The direct inspiration for Pezzo fisarmondiale (2003) came from Coupe Mondiale, the 2003 world competition for accordion organized jointly by Hungary and Slovakia. The president of the Hungarian Accordion Society commissioned Máté Hollós to compose a piece for solo accordion to be given its first performance at the gala concert of the competition. The five-minute long work presents the characteristic dance motives and typical sound patterns associated with the accordion in a new light with the extension of the tonal system and the unexpected phrasing patterns, as if placing them in inverted commas. The piece for three guitars or a guitar ensemble, Song for Many Guitars (1999), was also composed as a festival piece, commissioned for the László Szendrey-Karper Guitar Festival in Esztergom. The archaic sounds evoke an atmosphere of the past. Another piece for guitar, Farewell to Aase (2001), was composed at the deathbed of his mother. It was a set piece for both age groups in the guitar competition organized within the 2004 László Szendrey-Karper Guitar Festival. In the two-movement work the composer reflects on a special childhood memory and the poem At the Funfair in which his mother, the poet Eszter Tóth, recorded the event.
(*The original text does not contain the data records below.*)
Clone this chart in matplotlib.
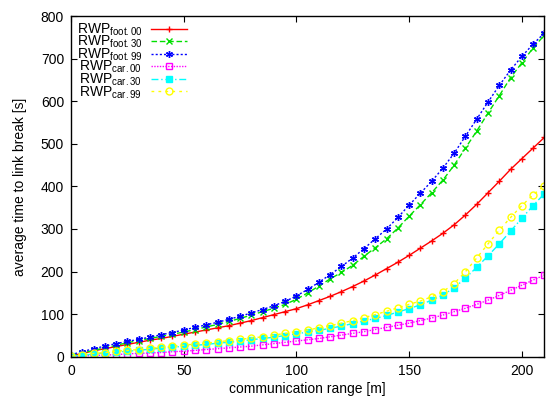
import numpy as np
import matplotlib
matplotlib.use('Agg')
import matplotlib.pyplot as plt

plt.rcParams['font.family'] = ['Liberation Sans', 'DejaVu Sans']
plt.rcParams['mathtext.fontset'] = 'custom'
plt.rcParams['mathtext.rm'] = 'Liberation Sans'

# communication range [m], sampled every 5 m
comm_range = list(range(0, 211, 5))

# average time to link break [s]
foot_00 = [2, 8, 14, 19, 24, 29, 34, 39, 43, 48, 53, 58, 63, 68, 73, 79, 85, 92,
           99, 106, 113, 122, 132, 142, 153, 165, 178, 192, 207, 222, 238, 255,
           272, 290, 310, 333, 358, 385, 412, 440, 465, 490, 515]
foot_30 = [3, 9, 15, 21, 27, 33, 38, 43, 48, 53, 58, 64, 70, 76, 83, 90, 98, 106,
           114, 123, 135, 150, 166, 183, 198, 215, 236, 256, 277, 302, 330, 357,
           385, 415, 450, 490, 530, 572, 613, 655, 690, 725, 755]
foot_99 = [5, 12, 19, 25, 31, 36, 41, 46, 52, 57, 63, 69, 75, 81, 88, 95, 103, 111,
           120, 130, 143, 158, 175, 193, 212, 232, 254, 277, 300, 327, 356, 384,
           412, 443, 478, 518, 558, 598, 637, 673, 705, 734, 760]
car_00 = [0, 2, 3, 4, 5, 7, 8, 9, 10, 12, 13, 15, 17, 19, 21, 23, 25, 28, 31, 34,
          37, 40, 43, 47, 51, 55, 59, 64, 69, 74, 79, 85, 91, 98, 106, 114, 123,
          133, 144, 156, 168, 180, 192]
car_30 = [1, 4, 6, 9, 11, 13, 15, 18, 20, 22, 25, 27, 29, 32, 34, 37, 40, 43, 46,
          50, 54, 58, 62, 67, 72, 78, 84, 90, 97, 105, 113, 122, 133, 145, 162,
          185, 210, 237, 265, 295, 325, 355, 383]
car_99 = [2, 5, 8, 10, 13, 15, 17, 20, 22, 25, 27, 30, 32, 35, 38, 41, 44, 47, 51,
          55, 59, 63, 68, 73, 79, 85, 92, 99, 107, 115, 123, 131, 141, 153, 172,
          200, 232, 265, 297, 327, 355, 380, 402]

series = [
    (r'RWP$_{\mathrm{foot.00}}$', foot_00, '#ff0000', '-', '+', 'none'),
    (r'RWP$_{\mathrm{foot.30}}$', foot_30, '#00e000', (0, (4, 2)), 'x', 'none'),
    (r'RWP$_{\mathrm{foot.99}}$', foot_99, '#0000ff', (0, (1.5, 1.5)), (6, 2, 0), 'none'),
    (r'RWP$_{\mathrm{car.00}}$', car_00, '#ff00ff', (0, (1, 1)), 's', 'none'),
    (r'RWP$_{\mathrm{car.30}}$', car_30, '#00ffff', (0, (5, 2, 1, 2)), 's', 'full'),
    (r'RWP$_{\mathrm{car.99}}$', car_99, '#ffff00', (0, (2, 3)), 'o', 'none'),
]

fig = plt.figure(figsize=(5.46, 4.0), dpi=100)
ax = fig.add_axes([0.130, 0.108, 0.867, 0.852])

for label, vals, col, ls, mk, fill in series:
    ax.plot(comm_range, vals, color=col, linestyle=ls, linewidth=1.0,
            marker=mk, markersize=5, markeredgewidth=1.0, fillstyle=fill,
            markerfacecolor=col if fill == 'full' else 'none',
            markeredgecolor=col, label=label)

ax.set_xlim(0, 210)
ax.set_ylim(0, 800)
ax.set_xticks(np.arange(0, 201, 50))
ax.set_yticks(np.arange(0, 801, 100))
ax.tick_params(direction='in', top=True, right=True, length=4, width=0.8,
               labelsize=10, pad=5)
for sp in ax.spines.values():
    sp.set_linewidth(1.0)

ax.set_xlabel('communication range [m]', fontsize=10, labelpad=3)
ax.set_ylabel('average time to link break [s]', fontsize=10, labelpad=10)

leg = ax.legend(loc='upper left', markerfirst=False, frameon=False, fontsize=10,
                handlelength=2.6, handletextpad=0.6, labelspacing=-0.28,
                borderaxespad=0.0, bbox_to_anchor=(0.0, 1.0))

fig.savefig('out.png', dpi=100)
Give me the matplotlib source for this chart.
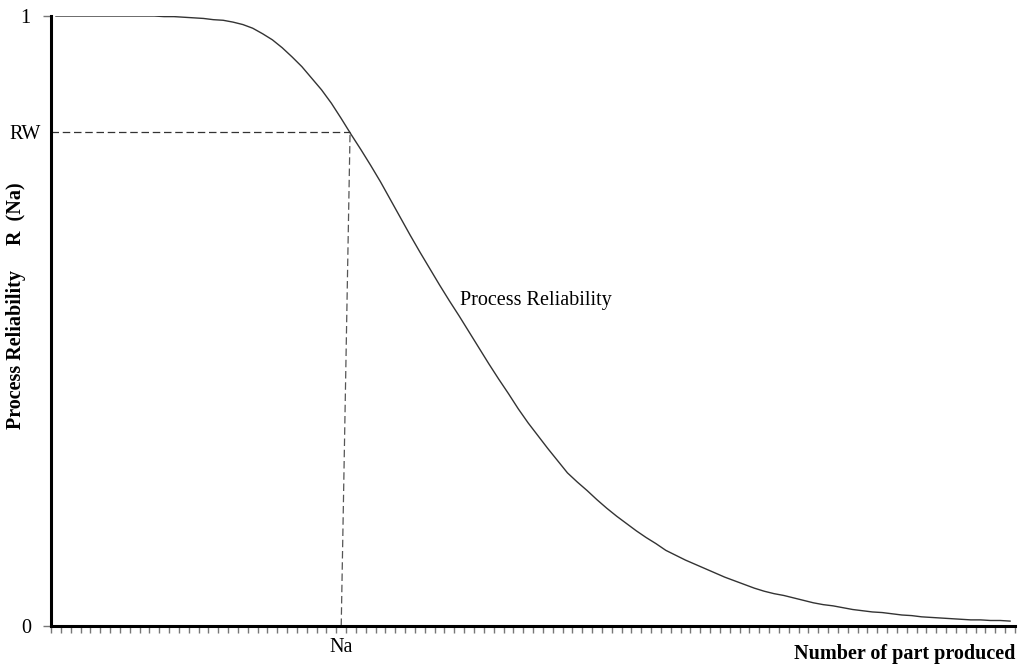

In addition to the instrumental works, two choral pieces with English words are also available at Akkord: The Arrow and the Song (1993) was composed for female choir and was the set piece in the finals of the Béla Bartók International Choir Competition in 1998. Lullaby and Song (1997) was also written for the same competition for mixed choir. Although published by Harpa Hungarica in Bloomington, two chamber works for harp are also distributed by Akkord. In Arpercussonata (2009) there are percussion instruments played by one musician in addition to the harp. Silent Trumpet Sound with Harp (1997) is a series of seven short character movements. The opening movement begins with a trumpet solo and the same thematic material can be heard in the last movement, this time surrounded by harp arpeggios. Then the listener feels as if the trumpet is further and further away, becoming quieter and quieter until the end.